━━━━━ SOURCE DATA

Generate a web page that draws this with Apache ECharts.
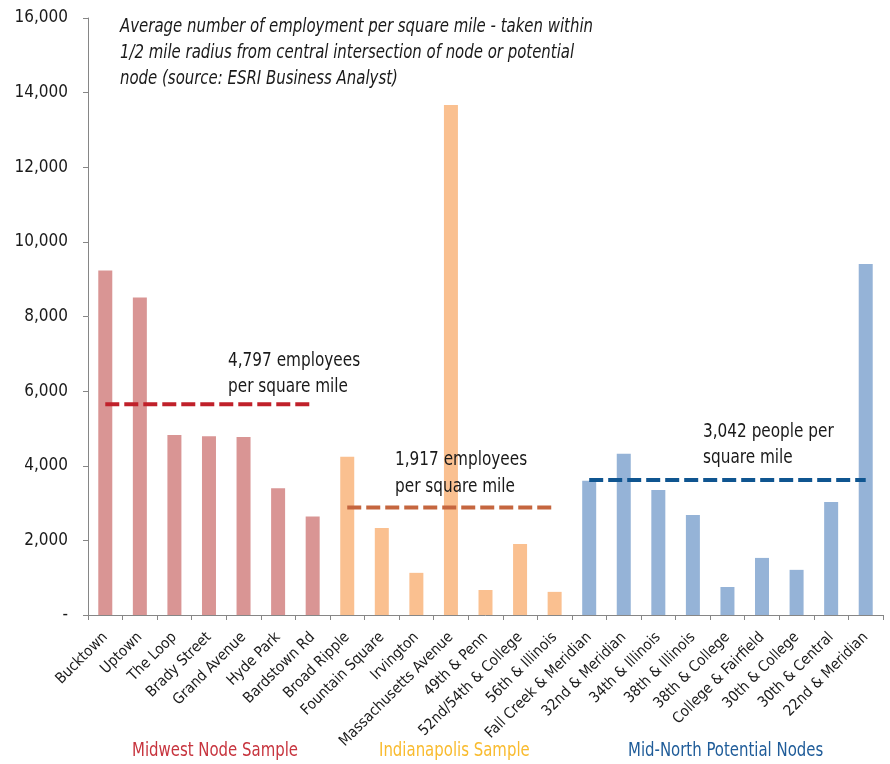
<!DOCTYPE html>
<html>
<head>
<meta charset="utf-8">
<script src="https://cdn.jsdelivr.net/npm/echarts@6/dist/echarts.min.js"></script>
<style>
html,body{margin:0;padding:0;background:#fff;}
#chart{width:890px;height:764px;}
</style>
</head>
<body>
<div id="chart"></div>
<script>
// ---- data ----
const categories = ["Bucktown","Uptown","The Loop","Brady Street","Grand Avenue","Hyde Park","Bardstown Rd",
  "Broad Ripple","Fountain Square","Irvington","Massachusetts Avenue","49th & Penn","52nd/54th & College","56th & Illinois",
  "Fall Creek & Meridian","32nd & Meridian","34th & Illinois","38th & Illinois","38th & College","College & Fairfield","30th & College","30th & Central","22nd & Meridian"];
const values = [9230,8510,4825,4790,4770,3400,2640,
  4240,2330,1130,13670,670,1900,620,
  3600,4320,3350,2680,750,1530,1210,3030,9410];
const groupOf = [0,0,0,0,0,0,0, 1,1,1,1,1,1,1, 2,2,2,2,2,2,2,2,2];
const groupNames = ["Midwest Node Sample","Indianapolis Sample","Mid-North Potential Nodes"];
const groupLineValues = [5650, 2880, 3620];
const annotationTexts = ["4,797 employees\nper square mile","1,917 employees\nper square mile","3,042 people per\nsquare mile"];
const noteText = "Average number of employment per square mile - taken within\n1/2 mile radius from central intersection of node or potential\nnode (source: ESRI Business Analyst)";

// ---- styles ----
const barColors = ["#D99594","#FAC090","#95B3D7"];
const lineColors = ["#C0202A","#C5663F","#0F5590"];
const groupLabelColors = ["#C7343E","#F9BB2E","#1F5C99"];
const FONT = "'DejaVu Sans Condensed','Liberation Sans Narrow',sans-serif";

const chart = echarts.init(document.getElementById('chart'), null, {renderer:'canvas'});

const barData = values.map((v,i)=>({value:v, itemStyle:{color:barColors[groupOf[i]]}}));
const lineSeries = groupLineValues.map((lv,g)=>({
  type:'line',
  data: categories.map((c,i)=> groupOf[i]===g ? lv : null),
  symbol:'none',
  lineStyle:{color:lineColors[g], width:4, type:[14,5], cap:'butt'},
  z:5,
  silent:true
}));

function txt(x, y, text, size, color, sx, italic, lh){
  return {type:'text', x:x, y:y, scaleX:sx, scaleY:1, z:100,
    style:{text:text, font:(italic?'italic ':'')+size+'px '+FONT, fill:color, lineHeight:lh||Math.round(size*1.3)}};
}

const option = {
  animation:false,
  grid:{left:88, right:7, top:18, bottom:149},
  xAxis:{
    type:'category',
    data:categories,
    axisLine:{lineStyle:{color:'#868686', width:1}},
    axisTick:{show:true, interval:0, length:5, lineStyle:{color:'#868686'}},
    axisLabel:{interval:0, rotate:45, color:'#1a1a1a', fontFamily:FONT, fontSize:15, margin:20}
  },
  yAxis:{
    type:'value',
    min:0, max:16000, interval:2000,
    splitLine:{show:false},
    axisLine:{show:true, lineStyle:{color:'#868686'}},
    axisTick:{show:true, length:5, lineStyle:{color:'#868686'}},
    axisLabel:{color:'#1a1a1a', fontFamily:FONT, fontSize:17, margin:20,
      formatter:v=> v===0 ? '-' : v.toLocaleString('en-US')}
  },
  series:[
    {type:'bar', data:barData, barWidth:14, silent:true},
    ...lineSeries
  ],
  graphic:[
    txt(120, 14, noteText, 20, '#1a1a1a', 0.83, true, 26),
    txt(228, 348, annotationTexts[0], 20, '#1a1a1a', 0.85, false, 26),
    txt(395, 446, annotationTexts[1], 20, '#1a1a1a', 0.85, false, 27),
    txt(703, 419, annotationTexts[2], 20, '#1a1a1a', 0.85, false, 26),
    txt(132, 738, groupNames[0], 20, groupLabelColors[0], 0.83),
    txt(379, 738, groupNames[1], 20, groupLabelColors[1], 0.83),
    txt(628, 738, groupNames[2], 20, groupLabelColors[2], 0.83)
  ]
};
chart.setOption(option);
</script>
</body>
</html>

━━━━━━━━━━

Retype the listing exactly. Pictures do not belong in the copy.

Generate a web page that draws this with Apache ECharts.
<!DOCTYPE html>
<html>
<head>
<meta charset="utf-8">
<script src="https://cdn.jsdelivr.net/npm/echarts@6/dist/echarts.min.js"></script>
<style>
html,body{margin:0;padding:0;background:#fff;}
#chart{width:890px;height:764px;}
</style>
</head>
<body>
<div id="chart"></div>
<script>
// ---- data ----
const categories = ["Bucktown","Uptown","The Loop","Brady Street","Grand Avenue","Hyde Park","Bardstown Rd",
  "Broad Ripple","Fountain Square","Irvington","Massachusetts Avenue","49th & Penn","52nd/54th & College","56th & Illinois",
  "Fall Creek & Meridian","32nd & Meridian","34th & Illinois","38th & Illinois","38th & College","College & Fairfield","30th & College","30th & Central","22nd & Meridian"];
const values = [9230,8510,4825,4790,4770,3400,2640,
  4240,2330,1130,13670,670,1900,620,
  3600,4320,3350,2680,750,1530,1210,3030,9410];
const groupOf = [0,0,0,0,0,0,0, 1,1,1,1,1,1,1, 2,2,2,2,2,2,2,2,2];
const groupNames = ["Midwest Node Sample","Indianapolis Sample","Mid-North Potential Nodes"];
const groupLineValues = [5650, 2880, 3620];
const annotationTexts = ["4,797 employees\nper square mile","1,917 employees\nper square mile","3,042 people per\nsquare mile"];
const noteText = "Average number of employment per square mile - taken within\n1/2 mile radius from central intersection of node or potential\nnode (source: ESRI Business Analyst)";

// ---- styles ----
const barColors = ["#D99594","#FAC090","#95B3D7"];
const lineColors = ["#C0202A","#C5663F","#0F5590"];
const groupLabelColors = ["#C7343E","#F9BB2E","#1F5C99"];
const FONT = "'DejaVu Sans Condensed','Liberation Sans Narrow',sans-serif";

const chart = echarts.init(document.getElementById('chart'), null, {renderer:'canvas'});

const barData = values.map((v,i)=>({value:v, itemStyle:{color:barColors[groupOf[i]]}}));
const lineSeries = groupLineValues.map((lv,g)=>({
  type:'line',
  data: categories.map((c,i)=> groupOf[i]===g ? lv : null),
  symbol:'none',
  lineStyle:{color:lineColors[g], width:4, type:[14,5], cap:'butt'},
  z:5,
  silent:true
}));

function txt(x, y, text, size, color, sx, italic, lh){
  return {type:'text', x:x, y:y, scaleX:sx, scaleY:1, z:100,
    style:{text:text, font:(italic?'italic ':'')+size+'px '+FONT, fill:color, lineHeight:lh||Math.round(size*1.3)}};
}

const option = {
  animation:false,
  grid:{left:88, right:7, top:18, bottom:149},
  xAxis:{
    type:'category',
    data:categories,
    axisLine:{lineStyle:{color:'#868686', width:1}},
    axisTick:{show:true, interval:0, length:5, lineStyle:{color:'#868686'}},
    axisLabel:{interval:0, rotate:45, color:'#1a1a1a', fontFamily:FONT, fontSize:15, margin:20}
  },
  yAxis:{
    type:'value',
    min:0, max:16000, interval:2000,
    splitLine:{show:false},
    axisLine:{show:true, lineStyle:{color:'#868686'}},
    axisTick:{show:true, length:5, lineStyle:{color:'#868686'}},
    axisLabel:{color:'#1a1a1a', fontFamily:FONT, fontSize:17, margin:20,
      formatter:v=> v===0 ? '-' : v.toLocaleString('en-US')}
  },
  series:[
    {type:'bar', data:barData, barWidth:14, silent:true},
    ...lineSeries
  ],
  graphic:[
    txt(120, 14, noteText, 20, '#1a1a1a', 0.83, true, 26),
    txt(228, 348, annotationTexts[0], 20, '#1a1a1a', 0.85, false, 26),
    txt(395, 446, annotationTexts[1], 20, '#1a1a1a', 0.85, false, 27),
    txt(703, 419, annotationTexts[2], 20, '#1a1a1a', 0.85, false, 26),
    txt(132, 738, groupNames[0], 20, groupLabelColors[0], 0.83),
    txt(379, 738, groupNames[1], 20, groupLabelColors[1], 0.83),
    txt(628, 738, groupNames[2], 20, groupLabelColors[2], 0.83)
  ]
};
chart.setOption(option);
</script>
</body>
</html>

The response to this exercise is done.